The Times announced the new policy Wednesday in an article within its own publication, citing concerns about "the harmful effects of smoking." The ban will cover advertisements for all retail tobacco products, including cigarettes, cigars and pipe tobacco, a company spokeswoman said.
Less than 1 percent of the newspaper's $1 billion in current advertising revenues come from tobacco products.
Times spokeswoman Lisa Carparelli said tobacco products will join a list of other legal products -- like handguns, Mace or tear gas -- banned by the paper because of the risk the newspaper claims they pose to society.
Carparelli said the paper does and will continue to accept alcohol advertising because "in moderation, alcohol is safe."
"Tobacco, even when used in moderation, is not safe," she said.
The ban applies only to the Times and not its other publications, including The Boston Globe.
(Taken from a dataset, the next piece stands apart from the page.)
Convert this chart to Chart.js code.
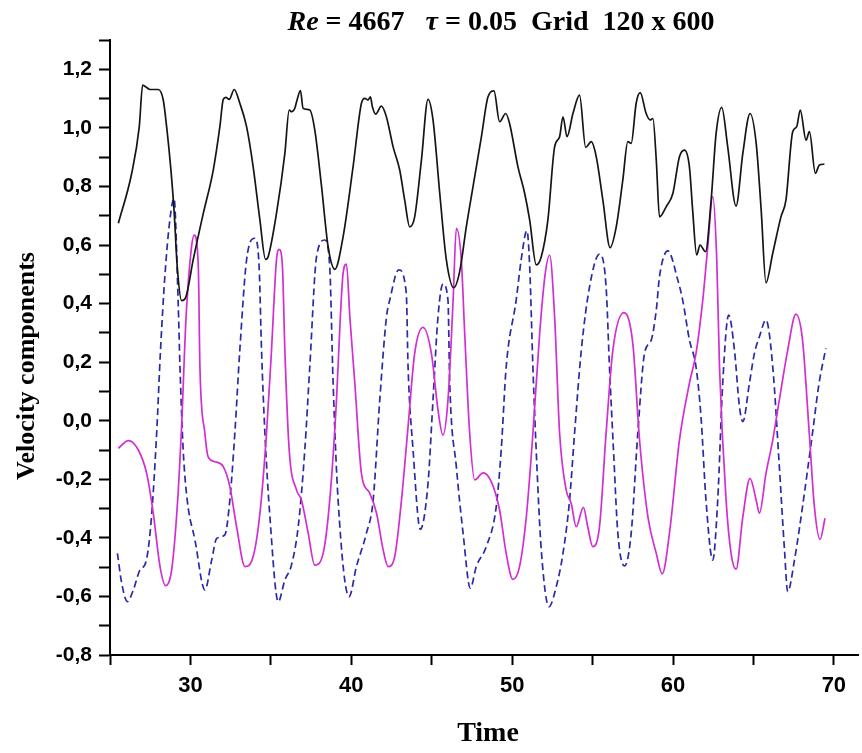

Those papers will retain the autonomy to make similar decisions on their own, the publication said.
Already reeling from a $206 billion litigation settlement last November which adds billboards to the banned list of advertising medians, the Times decision could evolve into a potentially devastating blow for the tobacco industry if other papers decide to follow suit.
Only a handful of other papers have announced previous bans -- including The Seattle Times and The Christian Science Monitor -- but the New York Times is by far the largest.
The New York Times' stock closed unchanged Wednesday at 35.